Only Ms McDonald, and front bench colleague, Mairéad Farrell, have explicitly condemned the violence. Ms Farrell did so on RTÉ's The Week in Politics. Their comments reflected a hardening of position on Hamas from the initial statement issued by foreign affairs spokesman Matt Carthy on Saturday, when he said the attacks by Hamas against Israeli civilians and military targets – and the Israeli bombardment of Gaza – must stop immediately.
“There is no justification for the killing of civilians on any side,” he said.
However, Mr Carthy’s statement did not explicitly condemn the attack.
Nor did former party leader Gerry Adams, who wrote on his Twitter account: “All those who are decrying today’s terrible events in the Middle East, including the Irish Government, should organise an international intervention to establish a proper negotiations process, based upon international law & the UN Charter. Anything else is unacceptable.

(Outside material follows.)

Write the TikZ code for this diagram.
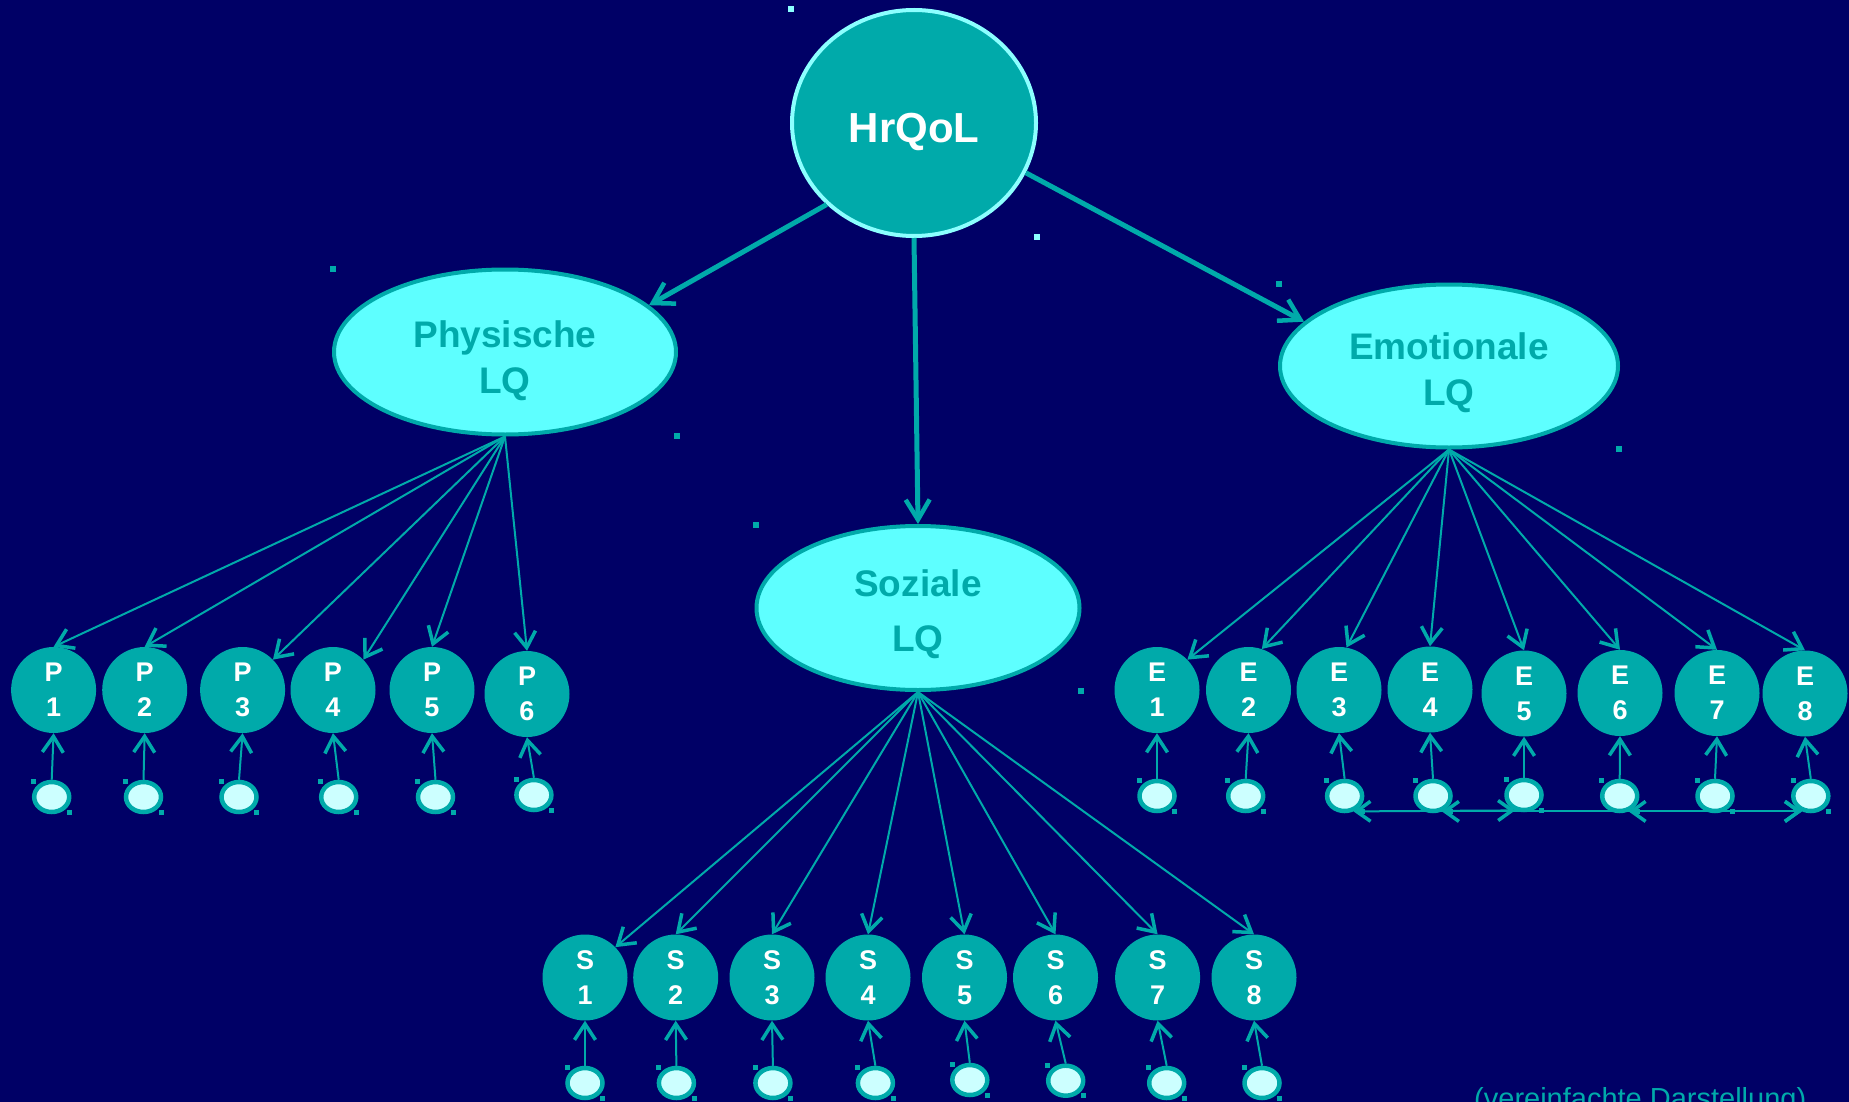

Dialogue, dialogue.”
A Sinn Féin spokesman said: “Of course, we condemn the targeting of civilians; we condemn it when Hamas does it, just as we do when Israel does it – Mairéad Farrell made this clear on The Week in Politics yesterday.”
However, it put the party leadership’s position on the violence at odds with the party’s public representatives in the North and the South.
The Dublin Bay South TD Chris Andrews, in a series of tweets, defended the attacks by Hamas on Saturday that killed an estimated 700 Israelis, both civilian and military, with hundreds more wounded, or taken hostage.
In response to comments by EU Commission president Ursula von der Leyen condemning the attack carried by “Hamas terrorists”, Mr Andrews replied: “It seems that according to the EU and Ireland only Palestine has no right to defend itself against murder, torture and apartheid.”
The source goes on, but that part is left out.